Spent a lovely afternoon skiing today. Went to the Kalamazoo Nature Center with my buddy Dan, and got in at least two hours' worth, maybe a bit more. The sun was shining, the snow was just perfect, and we arrived back at the car just as the last pink light was fading from a mackerel sky. Saw lots of birds, starting with a big blue heron hunkered down by an open stream. We flushed an enormous hen-turkey -- probably a good twelve pounder -- and marveled at the heavy thump of her wings as she got off the ground. A large flock of Canada geese went past, low and loud enough that we could hear the whistling of their feathers. Best of all, I saw my very first Pileated woodpecker. I've been wanting to see one since I first read a story about them in Ranger Rick magazine when I was about seven, but have never been lucky enough until today. They're enormous, just a bit smaller than their more famous (and likely extinct) cousin the Ivory-billed woodpecker, and really impressive to see in flight. They have a lovely laughing call that we heard several times as we skied through the woods.
The mice were busy on the prairie preserve, and there were plenty of footprints with little tails dragging behind, moving between switchgrass and wild rye to harvest seeds. The deer were out -- we didn't see any, but did see plenty of fresh tracks, and the turkeys had been following the freshly-broken trail left by the snowshoers and skiiers (They're no dummies, Dan remarked). As we left, we passed three young guys in Carhartts, armed with snow shovels and sleds heading out to get in some crazy night sledding, which reminded me of all the crazy night sledding we used to do in Ypsi: sled shrapnel and stolen Taco Bell trays and Russ up to his shins in the Huron chasing after his saucer sled and Eric getting three seconds of hangtime before coming down right on his coccyx.
Good times.
And then I came home and made three kinds of cookie dough, for the big annual bakefest tomorrow. More on that, later.
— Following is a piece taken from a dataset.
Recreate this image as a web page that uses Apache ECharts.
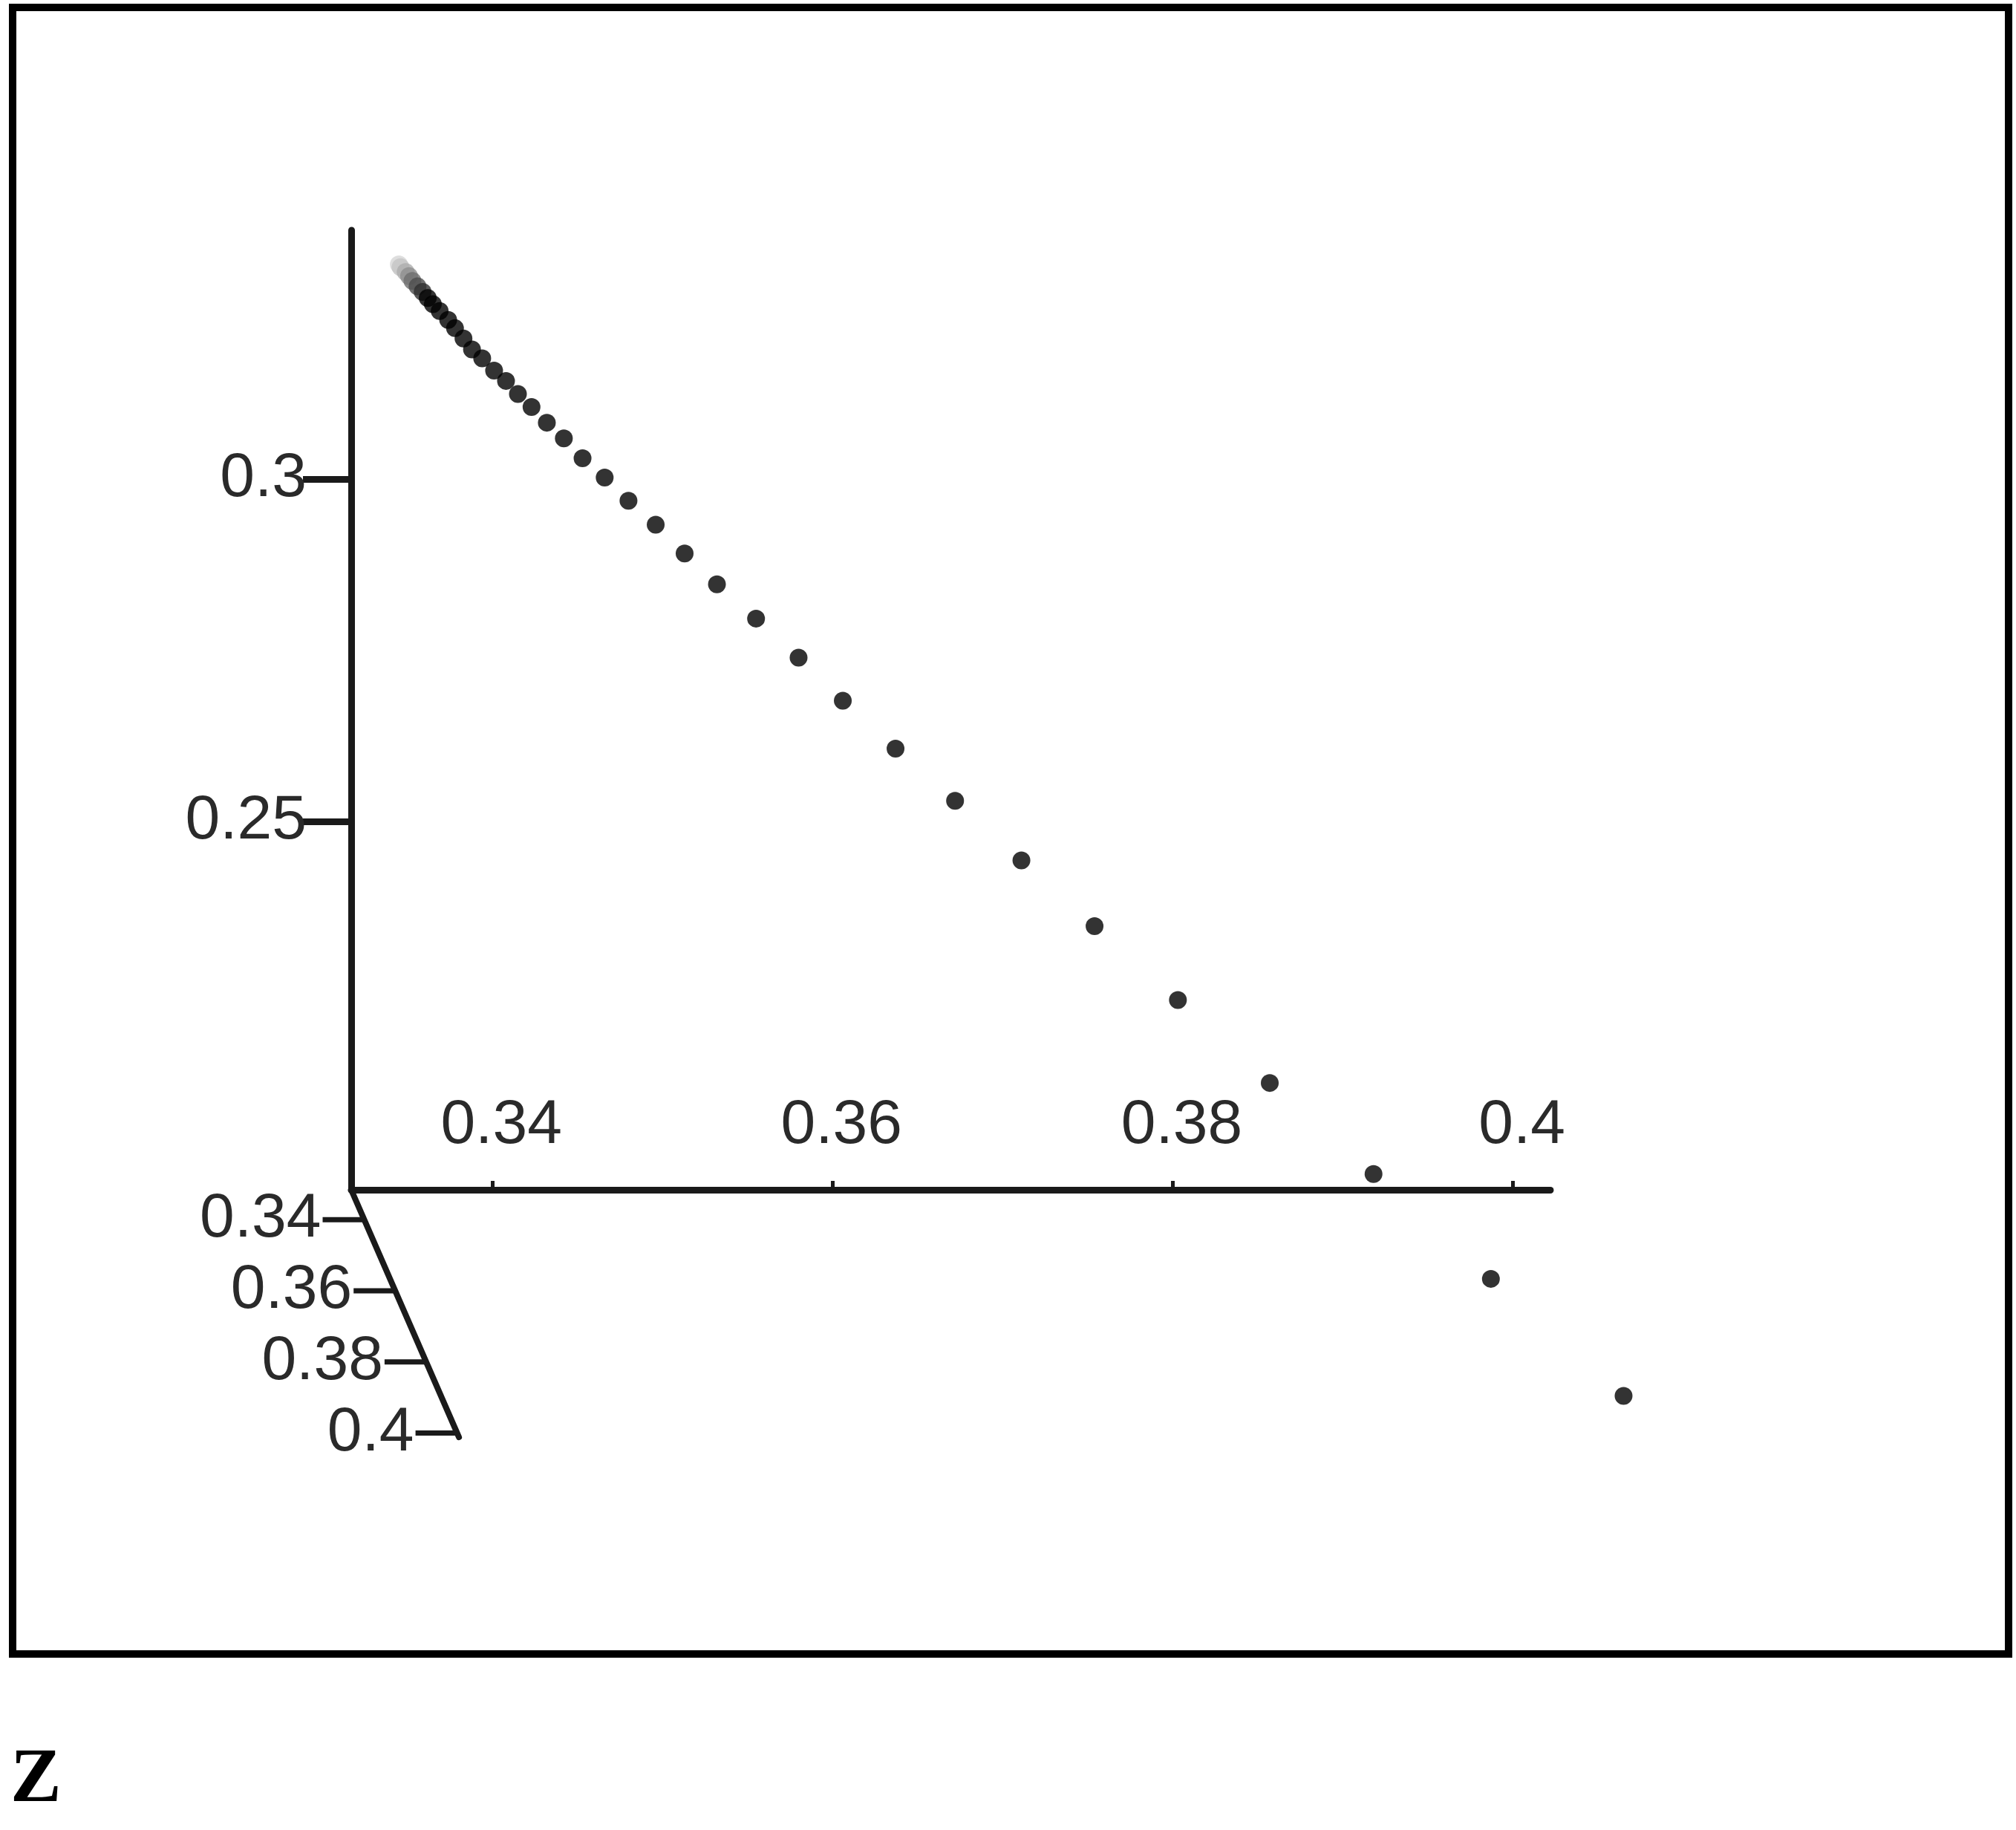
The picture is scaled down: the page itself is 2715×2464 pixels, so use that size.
<!DOCTYPE html>
<html>
<head>
<meta charset="utf-8">
<style>
  html, body { margin: 0; padding: 0; background: #ffffff; }
  #chart { width: 2715px; height: 2464px; }
</style>
<script src="https://cdn.jsdelivr.net/npm/echarts@6/dist/echarts.min.js"></script>
</head>
<body>
<div id="chart"></div>
<script>
// ---- data ----
const xTicks = [0.34, 0.36, 0.38, 0.4];
const yTicks = [0.25, 0.3];
const depthTicks = [0.34, 0.36, 0.38, 0.4];
const depthTickLabels = ['0.34', '0.36', '0.38', '0.4'];

const xValues = [
  0.3345, 0.3346, 0.3349, 0.3351, 0.3353, 0.3356, 0.3359, 0.3362, 0.3365, 0.3369,
  0.3374, 0.3378, 0.3383, 0.3388, 0.3394, 0.3401, 0.3408, 0.3415, 0.3423, 0.3432,
  0.3442, 0.3453, 0.3466, 0.3480, 0.3496, 0.3513, 0.3532, 0.3555, 0.3580, 0.3606,
  0.3637, 0.3672, 0.3711, 0.3754, 0.3803, 0.3857, 0.3918, 0.3987, 0.4065
];
const yValues = [
  0.3313, 0.3309, 0.3302, 0.3296, 0.3289, 0.3281, 0.3273, 0.3264, 0.3255, 0.3245,
  0.3232, 0.3220, 0.3205, 0.3189, 0.3176, 0.3158, 0.3143, 0.3124, 0.3105, 0.3082,
  0.3059, 0.3030, 0.3002, 0.2968, 0.2933, 0.2891, 0.2846, 0.2796, 0.2739, 0.2676,
  0.2606, 0.2530, 0.2443, 0.2347, 0.2239, 0.2118, 0.1985, 0.1832, 0.1661
];

// ---- axis ranges (scale parameters) ----
const X_MIN = 0.3317, X_MAX = 0.4022;
const Y_MIN = 0.1962, Y_MAX = 0.3363;
const Z_MIN = 0.3316, Z_MAX = 0.4012;
// oblique projection of depth into the x/y plane (data units per depth unit)
const DEPTH_DX = 0.0910, DEPTH_DY = 0.5190;

const FONT = 'Liberation Sans';
const AXIS_COLOR = '#1a1a1a';
const LABEL_COLOR = '#2a2a2a';
const FADE = ['#d6d6d6', '#c4c4c4', '#acacac', '#8e8e8e', '#6e6e6e', '#4e4e4e', '#303030'];

function project(x, y, z, api) {
  return api.coord([x + (z - Z_MIN) * DEPTH_DX, y - (z - Z_MIN) * DEPTH_DY]);
}

const chart = echarts.init(document.getElementById('chart'), null, { renderer: 'canvas' });

const option = {
  backgroundColor: '#ffffff',
  animation: false,
  textStyle: { fontFamily: FONT },
  title: {
    text: 'Z',
    left: 14,
    top: 2347,
    padding: 0,
    textStyle: { fontFamily: 'Liberation Serif', fontWeight: 'bold', fontSize: 103, lineHeight: 103, color: '#000' }
  },
  graphic: [{
    type: 'rect',
    z: 100,
    silent: true,
    shape: { x: 17, y: 10, width: 2688, height: 2217 },
    style: { fill: 'none', stroke: '#000', lineWidth: 10 }
  }],
  grid: { left: 473, top: 310, width: 1615, height: 1292, show: false, outerBoundsMode: 'none' },
  xAxis: {
    type: 'value',
    min: X_MIN, max: X_MAX,
    axisLine: { show: true, lineStyle: { color: AXIS_COLOR, width: 9, cap: 'round' } },
    axisTick: { show: true, inside: true, length: 12, customValues: xTicks, lineStyle: { color: AXIS_COLOR, width: 5 } },
    axisLabel: {
      show: true, inside: true, customValues: xTicks, margin: 44,
      fontSize: 84, fontFamily: FONT, color: LABEL_COLOR, padding: [0, 0, 0, 24]
    },
    splitLine: { show: false }
  },
  yAxis: {
    type: 'value',
    min: Y_MIN, max: Y_MAX,
    axisLine: { show: true, lineStyle: { color: AXIS_COLOR, width: 9, cap: 'round' } },
    axisTick: { show: true, inside: false, length: 65, customValues: yTicks, lineStyle: { color: AXIS_COLOR, width: 9 } },
    axisLabel: { show: true, customValues: yTicks, margin: 60, fontSize: 84, fontFamily: FONT, color: LABEL_COLOR },
    splitLine: { show: false }
  },
  series: [
    {
      name: 'depthAxisLine',
      type: 'custom',
      coordinateSystem: 'cartesian2d',
      silent: true,
      data: [[Z_MIN, Z_MAX]],
      renderItem: function (params, api) {
        const a = project(X_MIN, Y_MIN, api.value(0), api);
        const b = project(X_MIN, Y_MIN, api.value(1), api);
        return {
          type: 'line',
          shape: { x1: a[0], y1: a[1], x2: b[0], y2: b[1] },
          style: { stroke: AXIS_COLOR, lineWidth: 8, lineCap: 'round' }
        };
      }
    },
    {
      name: 'depthAxisTicks',
      type: 'custom',
      coordinateSystem: 'cartesian2d',
      silent: true,
      data: depthTicks.map(function (v, i) { return [v, i]; }),
      renderItem: function (params, api) {
        const p = project(X_MIN, Y_MIN, api.value(0), api);
        const len = 56;
        return {
          type: 'group',
          children: [
            {
              type: 'line',
              shape: { x1: p[0] - len, y1: p[1], x2: p[0], y2: p[1] },
              style: { stroke: AXIS_COLOR, lineWidth: 7 }
            },
            {
              type: 'text',
              style: {
                x: p[0] - len - 2, y: p[1],
                text: depthTickLabels[api.value(1)],
                align: 'right', verticalAlign: 'middle',
                fontSize: 84, fontFamily: FONT, fill: LABEL_COLOR
              }
            }
          ]
        };
      }
    },
    {
      name: 'points',
      type: 'scatter',
      clip: false,
      symbol: 'circle',
      symbolSize: 24,
      z: 5,
      itemStyle: {
        color: function (p) { return p.dataIndex < FADE.length ? FADE[p.dataIndex] : '#000'; }
      },
      data: xValues.map(function (x, i) { return [x, yValues[i]]; })
    }
  ]
};

chart.setOption(option);
</script>
</body>
</html>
This morning, I spent five hours kayaking in the Ottawa Marsh. Saw lots of Great Egrets, kingfishers, ducks of all sorts, and three juvenile bald eagles. Had no idea they have so much white on them when they're that age.
I hooked up with a group of like-minded folks I met on the Internets and was very glad to be along for the paddle. We put in at 126th and Old Allegan road and pretty much went from one end of the marsh to the other and back again. There wasn't very much open water, and I had a couple of times where I got hung up on sunken logs because my kayak was too long. Made it through with some creative paddling -- even went through one logjam backwards!
One of the highlights of the trip was maneuvering our way through some tight fits in a shallow maze of trees that looked like something out of a Brian Froud book. At one point we were flanked right and left by trees that had been toppled over into the water, their huge root systems still intact and forming a narrow passage between them Two ten-foot walls of dirt and exposed roots. And the best part was that the trees were still alive, though half-submerged. All the branches that were above water still had green leaves on them, turning autumn colors. There was also a tree that had tipped over -- but as it fell, its enormous root system folded on itself, forming an inverted-V of earth large enough to paddle through. Amazing.
I wasn't brave enough to risk any of my own electronics on the trip, but some of the other paddlers took some photos, so I'm hoping to post some of them soon.